Westbrook Partners has bought out a major partner of the St John’s Terminal building at 550 Washington Street, paving the way for a redevelopment of the site.

The company paid $200 million to buy the majority share of the property owned by Fortress Investment Group in a transaction that valued the 1.1 million s/f office building at around $650 million.

Prior to the deal, Westbrook and Fortress together had owned the majority of the property, while Atlas Capital Group owns a smaller minority interest in the building, which it will continue to hold.

In 2012, the building’s longtime owner, Eugene Grant, sold the four-story building to the investment group for $541 million.
Last year, the owners considered redeveloping the site into a condo project that would include retail and affordable housing.

Atlas presented a plan to Manhattan Borough President Gale Brewer in a meeting last September that entailed the firm purchasing 250,000 s/f of air rights from Hudson River Park Trust, Pier 40’s controlling entity, for $100 million, which would give the deteriorating facility much-needed cash while allowing Atlas to construct an addition to St. Terminal.

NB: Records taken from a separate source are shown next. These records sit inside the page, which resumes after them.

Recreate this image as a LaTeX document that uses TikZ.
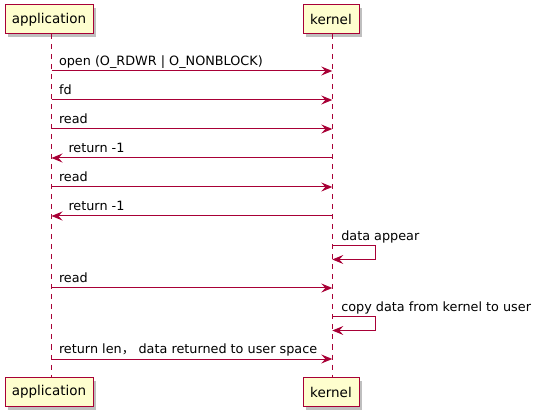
\documentclass[tikz,border=0pt]{standalone}
\usepackage{fontspec}
\setmainfont{DejaVu Sans}
\newfontfamily\cjk{Noto Sans CJK SC}
\usetikzlibrary{arrows.meta,shadows}
\definecolor{umlRed}{RGB}{168,0,54}
\definecolor{umlFill}{RGB}{254,254,206}
\tikzset{
  part/.style={
    rectangle, draw=umlRed, fill=umlFill, line width=1pt,
    minimum height=29pt, inner xsep=6pt,
    font=\fontsize{13.5}{16}\selectfont,
    drop shadow={shadow xshift=3pt, shadow yshift=-3pt, opacity=0.25, fill=black}
  },
  life/.style={draw=umlRed, line width=0.9pt, dash pattern=on 5pt off 5pt},
  msg/.style={draw=umlRed, line width=1pt,
    -{Stealth[length=11pt,width=9pt,inset=4pt]}},
  lblr/.style={at start, anchor=base west, xshift=7pt, yshift=5.5pt,
    inner sep=0pt, font=\fontsize{12.8}{15}\selectfont},
  lbll/.style={at end, anchor=base west, xshift=16.5pt, yshift=5.5pt,
    inner sep=0pt, font=\fontsize{12.8}{15}\selectfont},
  lbls/.style={at start, anchor=base west, xshift=8.5pt, yshift=5.5pt,
    inner sep=0pt, font=\fontsize{12.8}{15}\selectfont},
}
\begin{document}
\begin{tikzpicture}[x=1pt,y=-1pt]
  \useasboundingbox (0,0) rectangle (535,419);

  % participants
  \node[part, minimum width=88pt] (appTop) at (49,19.5)  {application};
  \node[part, minimum width=56pt] (kerTop) at (331,19.5) {kernel};
  \node[part, minimum width=88pt] (appBot) at (49,392)   {application};
  \node[part, minimum width=56pt] (kerBot) at (331,392)  {kernel};

  % message points on the lifelines
  \foreach \n/\y in {1/71,2/100,3/129,4/158,5/187,6/216,7/246,8/288,9/317,10/359}{
    \coordinate (a\n) at (51.5,\y);
    \coordinate (k\n) at (332.3,\y);
  }
  \coordinate (k7b) at (332.3,259.5);
  \coordinate (k9b) at (332.3,330.5);

  % lifelines
  \draw[life] (appTop.south -| a1) -- (appBot.north -| a1);
  \draw[life] (kerTop.south -| k1) -- (kerBot.north -| k1);

  % messages
  \draw[msg] (a1) -- (k1) node[lblr] {open (O\_RDWR | O\_NONBLOCK)};
  \draw[msg] (a2) -- (k2) node[lblr] {fd};
  \draw[msg] (a3) -- (k3) node[lblr] {read};
  \draw[msg] (k4) -- (a4) node[lbll] {return -1};
  \draw[msg] (a5) -- (k5) node[lblr] {read};
  \draw[msg] (k6) -- (a6) node[lbll] {return -1};
  \draw[msg] (k7) -- ++(43,0) node[lbls] {data appear} |- (k7b);
  \draw[msg] (a8) -- (k8) node[lblr] {read};
  \draw[msg] (k9) -- ++(43,0) node[lbls] {copy data from kernel to user} |- (k9b);
  \draw[msg] (a10) -- (k10) node[lblr] {return len{\cjk ，} data returned to user space};
\end{tikzpicture}
\end{document}
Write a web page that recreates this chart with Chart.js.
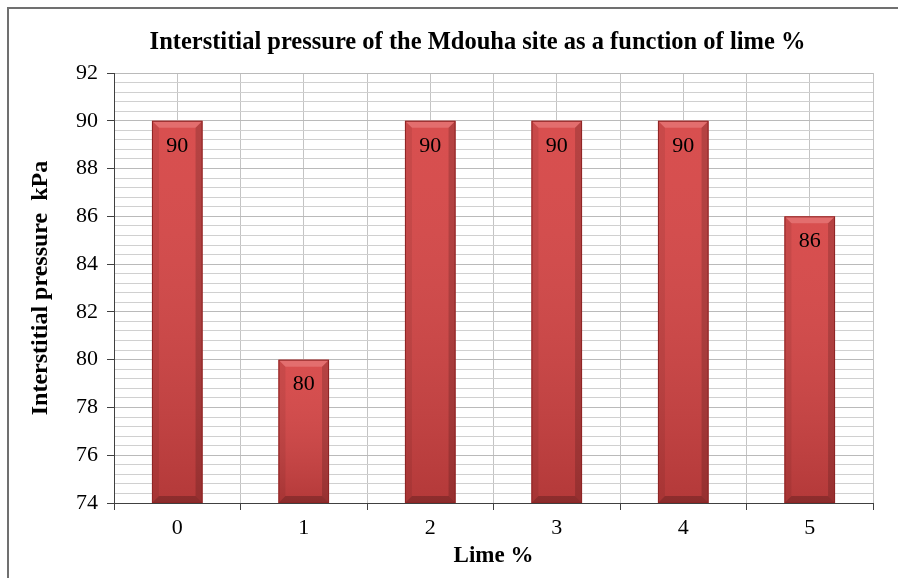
<!DOCTYPE html>
<html>
<head>
<meta charset="utf-8">
<script src="https://cdn.jsdelivr.net/npm/chart.js@4.4.1/dist/chart.umd.min.js"></script>
<style>
  html, body { margin: 0; padding: 0; background: #fff; overflow: hidden; }
  canvas { display: block; }
</style>
</head>
<body>
<canvas id="myChart" width="898" height="578"></canvas>
<script>
// data
const categories = ['0', '1', '2', '3', '4', '5'];
const pressure = [90, 80, 90, 90, 90, 86];
const yMajorTicks = [74, 76, 78, 80, 82, 84, 86, 88, 90, 92];

const titleText = 'Interstitial pressure of the Mdouha site as a function of lime %';
const serif = "'Liberation Serif', 'Times New Roman', serif";

const isMajor = (v) => yMajorTicks.some(t => Math.abs(t - v) < 1e-6);

// chart frame (only left and top edges show, the rest is cut off)
const frame = {
  id: 'frame',
  beforeDraw(chart) {
    const ctx = chart.ctx;
    ctx.save();
    ctx.strokeStyle = '#707070';
    ctx.lineWidth = 2;
    ctx.beginPath();
    ctx.moveTo(8, chart.height + 2);
    ctx.lineTo(8, 8);
    ctx.lineTo(chart.width + 2, 8);
    ctx.stroke();
    ctx.restore();
  }
};

// title, bevel look on the bars and the value labels
const extras = {
  id: 'extras',
  afterDatasetsDraw(chart) {
    const ctx = chart.ctx;
    const area = chart.chartArea;
    const meta = chart.getDatasetMeta(0);
    meta.data.forEach((bar, i) => {
      const w = bar.width;
      const l = bar.x - w / 2, r = bar.x + w / 2;
      const t = bar.y, b = Math.min(bar.base, area.bottom);
      const bv = 7;
      ctx.save();
      // shading down the face
      const g = ctx.createLinearGradient(0, t, 0, b);
      g.addColorStop(0, 'rgba(255,255,255,0.06)');
      g.addColorStop(1, 'rgba(0,0,0,0.16)');
      ctx.fillStyle = g;
      ctx.fillRect(l, t, w, b - t);
      // top bevel
      ctx.beginPath();
      ctx.moveTo(l, t); ctx.lineTo(r, t); ctx.lineTo(r - bv, t + bv); ctx.lineTo(l + bv, t + bv); ctx.closePath();
      ctx.fillStyle = 'rgba(255,190,190,0.28)';
      ctx.fill();
      // left side
      ctx.beginPath();
      ctx.moveTo(l, t); ctx.lineTo(l + bv, t + bv); ctx.lineTo(l + bv, b - bv); ctx.lineTo(l, b); ctx.closePath();
      ctx.fillStyle = 'rgba(0,0,0,0.07)';
      ctx.fill();
      // right side
      ctx.beginPath();
      ctx.moveTo(r, t); ctx.lineTo(r - bv, t + bv); ctx.lineTo(r - bv, b - bv); ctx.lineTo(r, b); ctx.closePath();
      ctx.fillStyle = 'rgba(0,0,0,0.16)';
      ctx.fill();
      // bottom
      ctx.beginPath();
      ctx.moveTo(l, b); ctx.lineTo(l + bv, b - bv); ctx.lineTo(r - bv, b - bv); ctx.lineTo(r, b); ctx.closePath();
      ctx.fillStyle = 'rgba(0,0,0,0.22)';
      ctx.fill();
      ctx.strokeStyle = '#8e2424';
      ctx.lineWidth = 1;
      ctx.strokeRect(l + 0.5, t + 0.5, w - 1, b - t - 1);
      // value label
      ctx.fillStyle = '#000';
      ctx.font = '22px ' + serif;
      ctx.textAlign = 'center';
      ctx.textBaseline = 'middle';
      ctx.fillText(String(pressure[i]), bar.x, t + 25);
      ctx.restore();
    });
  },
  afterDraw(chart) {
    const ctx = chart.ctx;
    ctx.save();
    ctx.fillStyle = '#000';
    ctx.font = 'bold 24.5px ' + serif;
    ctx.textAlign = 'center';
    ctx.textBaseline = 'middle';
    // Excel centres the title on the full frame, which runs past the right edge
    ctx.fillText(titleText, (chart.chartArea.left + chart.chartArea.right) / 2 - 16, 43);
    ctx.restore();
  }
};

new Chart(document.getElementById('myChart'), {
  type: 'bar',
  data: {
    labels: categories,
    datasets: [{
      data: pressure,
      backgroundColor: '#d64444',
      borderWidth: 0,
      barPercentage: 0.4,
      categoryPercentage: 1.0
    }]
  },
  options: {
    responsive: false,
    animation: false,
    layout: { padding: { left: 20, right: 25, top: 73, bottom: 2 } },
    plugins: {
      legend: { display: false },
      tooltip: { enabled: false },
      title: { display: false }
    },
    scales: {
      x: {
        type: 'category',
        offset: true,
        grid: { offset: true, color: '#c4c4c4', tickColor: '#404040', tickLength: 7 },
        border: { color: '#404040', width: 1 },
        ticks: { color: '#000', font: { family: serif, size: 22 }, padding: 5 },
        title: {
          display: true, text: 'Lime %', color: '#000',
          font: { family: serif, size: 23, weight: 'bold' },
          padding: { top: 2, bottom: 6 }
        },
        afterFit(scale) { scale.height = 73; }
      },
      x2: {
        type: 'category',
        position: 'top',
        offset: true,
        grid: { offset: false, color: '#c4c4c4', drawTicks: false },
        border: { display: false },
        ticks: { display: false },
        afterFit(scale) { scale.height = 0; }
      },
      y: {
        min: 74,
        max: 92,
        grid: {
          color: (c) => isMajor(c.tick.value) ? '#bababa' : '#d0d0d0',
          tickColor: (c) => isMajor(c.tick.value) ? '#404040' : 'rgba(0,0,0,0)',
          tickLength: 7
        },
        border: { color: '#404040', width: 1 },
        ticks: {
          stepSize: 0.4,
          autoSkip: false,
          padding: 9,
          color: '#000',
          font: { family: serif, size: 22 },
          callback: (v) => isMajor(v) ? String(Math.round(v)) : ''
        },
        title: {
          display: true, text: 'Interstitial pressure  kPa', color: '#000',
          font: { family: serif, size: 24, weight: 'bold' },
          padding: { top: 6, bottom: 0 }
        },
        afterFit(scale) { scale.width = 94; }
      }
    }
  },
  plugins: [frame, extras]
});
</script>
</body>
</html>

At the meeting, Atlas proposed the first phase of the project would include 450,000 s/f of condos and 100,000 s/f of retail, as well as dedicating at least 110,000 s/f of the project to affordable housing for seniors.

That proposal has stalled, and St. John’s Terminal Building is currently zoned for office and hotel use, and would need to get approval from the city to add residential.
The sprawling building has long been viewed as a promising redevelopment project, due to its location on the West Side, the 800 feet of frontage is has along the Hudson River, and one of the most spacious floor plates in Manhattan, which stretches up to 200,000 s/f.

In 1930, the New York Central Railroad proposed building a large freight terminal on Manhattan’s West Side. The plans originally called for the building to be 12 stories high and cost $15 million. However, those plans were scaled back to three stories (the fourth was added later), at a cost of $2.5 million. St. John’s terminal finally opened in 1934.

The building was once a waterfront shipping facility, before being repositioned as a low-cost office building in the 1980’s, for financial firms in need of specialized facilities. Bloomberg LP currently leases 370,000 s/f in the building.
Westbrook Partners confirmed the sale but declined to comment further.

Adam Spies and Doug Harmon, brokers at Eastdil Secured, represented both parties in the transaction.